What would you have it do instead?

ncalm commented 10 months ago

@fzumstein At the point the data are displayed, the content of D1 is no longer a data frame, it's a value: "a".

If you put this in D1 instead, you can have both:

df = xl("A1:B3", headers=True)

This can display as values (spill to the sheet) and retain the ability for other cells to refer to df.

fzumstein commented 10 months ago

@jflam It's still a spreadsheet, isn't it? So if the formula doesn't change (and if it's a deterministic function), I don't expect it to have an influence on the calculations.

The (outdated?) docs https://support.microsoft.com/en-us/office/py-function-31d1c523-fb13-46ab-96a4-d1a90a9e512f seem to suggest that PY requires a return_type (0 - Excel value, 1 - Python object.): =PY(python_code,return_type), which would improve the situation, but that's not how the formula works in my version of Excel (it doesn't have the return_type).

Objects in cells have been around for decades in about every single bank on this planet, and they always work the same: you can only return an object OR values to a cell. Consequently, if you want to view the values of the object, you'd do something like =A1.values, assuming that A1 holds your object reference (that's how Excel data types like stocks work, anyway).

b-gonzalez commented 10 months ago

This seems like a trivial point. You could easily write a formula similar to the one you wrote on cell G1 like xl("D1") in Python Object mode in a different cell. And from there just use the Excel Value option on that instead without breaking the references in G1 and H1.

fzumstein commented 10 months ago

@b-gonzalez That's close to my suggestion, only that is has to happen via formula (=D1.values), not via dropdown in the formula bar that can be changed by anybody without leaving a trace in the formula view.

jflam commented 10 months ago

I understand the confusion now.
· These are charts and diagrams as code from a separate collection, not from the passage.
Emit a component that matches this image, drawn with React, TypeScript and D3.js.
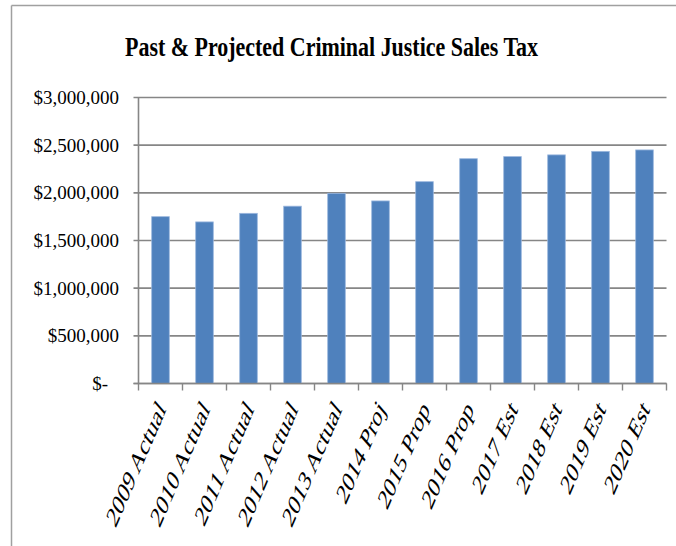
import React from "react";
import * as d3 from "d3";

const categories = [
  "2009 Actual", "2010 Actual", "2011 Actual", "2012 Actual", "2013 Actual", "2014 Proj",
  "2015 Prop", "2016 Prop", "2017 Est", "2018 Est", "2019 Est", "2020 Est",
];
const salesTax = [
  1750000, 1695000, 1785000, 1860000, 1995000, 1915000,
  2117000, 2358000, 2380000, 2398000, 2435000, 2450000,
];
const yTicks = [0, 500000, 1000000, 1500000, 2000000, 2500000, 3000000];
const title = "Past & Projected Criminal Justice Sales Tax";

const W = 676;
const H = 546;
const left = 138.5;
const right = 666.5;
const top = 97.5;
const bottom = 383.5;
const FONT = "'Liberation Serif', 'Times New Roman', serif";

export default function App() {
  const x = d3.scaleBand<string>().domain(categories).range([left, right]).paddingInner(0.6).paddingOuter(0.3);
  const y = d3.scaleLinear().domain([0, 3000000]).range([bottom, top]);
  const fmt = d3.format("$,.0f");
  const step = x.step();
  const boundaries = d3.range(categories.length + 1).map((i) => left + i * step);

  return (
    <svg width={W} height={H} style={{ position: "absolute", left: 0, top: 0, display: "block", background: "#fff" }}>
      <line x1={11.5} y1={5.5} x2={W} y2={5.5} stroke="#a0a0a0" strokeWidth={1.5} />
      <line x1={11.5} y1={5.5} x2={11.5} y2={H} stroke="#a0a0a0" strokeWidth={1.5} />
      <text x={331.5} y={56} textAnchor="middle" fontFamily={FONT} fontWeight="bold" fontSize={27}
        textLength={413} lengthAdjust="spacingAndGlyphs" fill="#000">{title}</text>
      {yTicks.map((t) => (
        <g key={t}>
          <line x1={left - 5} x2={right} y1={y(t)} y2={y(t)} stroke="#868686" strokeWidth={1.6} />
          <text x={t === 0 ? 108 : 119} y={y(t)} dy="0.35em" textAnchor="end" fontFamily={FONT} fontSize={19} fill="#000">
            {t === 0 ? "$-" : fmt(t)}
          </text>
        </g>
      ))}
      {categories.map((c, i) => (
        <rect key={c} x={x(c)} y={y(salesTax[i])} width={x.bandwidth()} height={bottom - y(salesTax[i])}
          fill="#4F81BD" stroke="#9bb7de" strokeWidth={0.8} />
      ))}
      <line x1={left} x2={left} y1={top} y2={bottom} stroke="#868686" strokeWidth={1.6} />
      <line x1={left - 5} x2={right} y1={bottom} y2={bottom} stroke="#868686" strokeWidth={1.6} />
      {boundaries.map((b, i) => (
        <line key={i} x1={b} x2={b} y1={bottom} y2={bottom + 7} stroke="#868686" strokeWidth={1.4} />
      ))}
      {categories.map((c) => {
        const cx = (x(c) as number) + x.bandwidth() / 2;
        return (
          <text key={c} transform={`translate(${cx + 6},${410}) scale(1,1.63) rotate(-55)`} textAnchor="end"
            fontFamily={FONT} fontSize={18.3} fill="#000">{c}</text>
        );
      })}
    </svg>
  );
}
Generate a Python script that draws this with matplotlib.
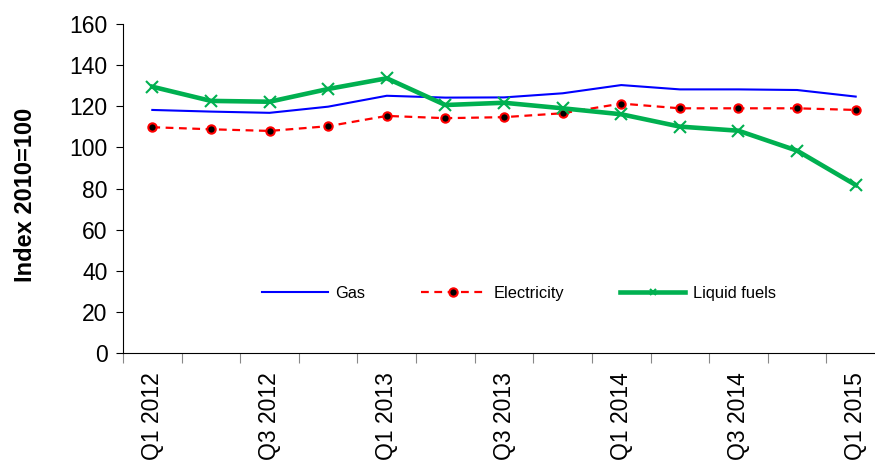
import matplotlib.pyplot as plt
import numpy as np

plt.rcParams['font.family'] = ['Liberation Sans', 'DejaVu Sans']

quarters = ['Q1 2012', 'Q2 2012', 'Q3 2012', 'Q4 2012',
            'Q1 2013', 'Q2 2013', 'Q3 2013', 'Q4 2013',
            'Q1 2014', 'Q2 2014', 'Q3 2014', 'Q4 2014',
            'Q1 2015']
gas = [118.2, 117.4, 116.8, 119.8, 125.1, 124.2, 124.3,
       126.3, 130.3, 128.2, 128.2, 127.9, 124.7]
electricity = [109.8, 108.8, 108.0, 110.3, 115.3, 114.2, 114.7,
               116.6, 121.3, 119.0, 119.0, 119.0, 118.2]
liquid_fuels = [129.5, 122.6, 122.2, 128.4, 133.6, 120.6, 121.7,
                119.0, 116.1, 110.1, 108.1, 98.4, 81.7]

x = np.arange(len(quarters))

fig = plt.figure(figsize=(8.75, 4.63), dpi=100)
# the plot area runs a little past the right edge, as in the original
ax = fig.add_axes([123 / 875, 110 / 463, 762 / 875, 329 / 463])

ax.plot(x, gas, color='#0000FF', lw=1.5, label='Gas')
ax.plot(x, electricity, color='#FF0000', lw=1.6, ls=(0, (3.5, 2.5)),
        marker='o', ms=6, mfc='black', mec='#FF0000', mew=1.5,
        label='Electricity')
ax.plot(x, liquid_fuels, color='#00B050', lw=3.3, marker='x', ms=9,
        mew=1.5, label='Liquid fuels')

ax.set_xlim(-0.5, len(quarters) - 0.5)
ax.set_ylim(0, 160)
ax.set_yticks(np.arange(0, 161, 20))
ax.tick_params(axis='y', labelsize=16.5, length=5, direction='out', pad=6)

# tick marks between categories, labels on every other quarter
ax.set_xticks(np.arange(-0.5, len(quarters), 1.0))
ax.set_xticklabels([])
ax.set_xticks(x[::2], minor=True)
ax.set_xticklabels(quarters[::2], minor=True, rotation=90, fontsize=16.5)
ax.tick_params(axis='x', which='major', length=7, color='#888888')
ax.tick_params(axis='x', which='minor', length=0, pad=14)

for s in ['top', 'right']:
    ax.spines[s].set_visible(False)

ax.set_ylabel('Index 2010=100', fontsize=17, fontweight='bold')
ax.yaxis.set_label_coords(-0.113, 0.48)

leg = fig.legend(loc='center', bbox_to_anchor=(0.593, 0.367), ncol=3,
                 frameon=False, fontsize=11.8, numpoints=1, handlelength=4,
                 handletextpad=0.45, columnspacing=3.4)
leg.legend_handles[2].set_markersize(4)

fig.savefig('out.png', dpi=100)
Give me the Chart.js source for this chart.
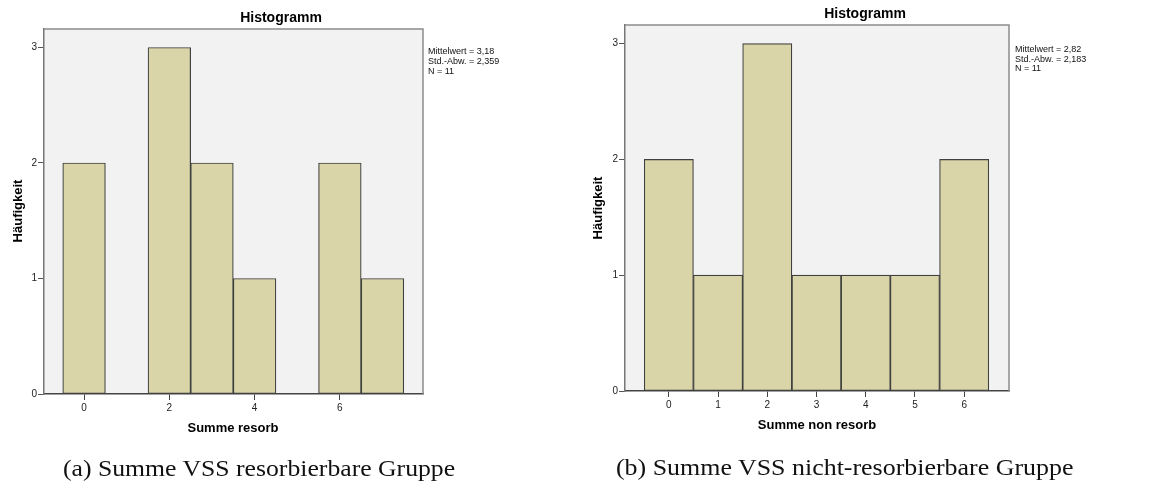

In reality the formula in the sheet is =PY(code, {0,1}). The UI in the formula editor toggles that last parameter, so it's also consistent with what our documentation says.

I think you perceive this as changing a formatting setting as opposed to changing the formula?

fzumstein commented 10 months ago

Yes, that's correct, that parameter is hidden in the formula, which is very confusing.

keyur32 commented 10 months ago

Agree we should improve the documentation here. Tagging as a documentation issue.

fzumstein commented 10 months ago

I've just discovered that you can do =A1.arrayPreview, assuming that A1 has a DataFrame. That's basically what I'd want, but in the generic case, i.e., covering scalars as well. This makes it so much cleaner to understand that you're outside of the PY environment again, facing normal Excel cell values.

fzumstein commented 9 months ago

So having worked with PiE for a while, my conclusion is that referencing PY cells from other PY cells -- while possible and sort of a natural excel workflow -- should best be avoided. Instead, as @ncalm mentioned, just work with variables like you'd do in real Jupyter notebooks, too.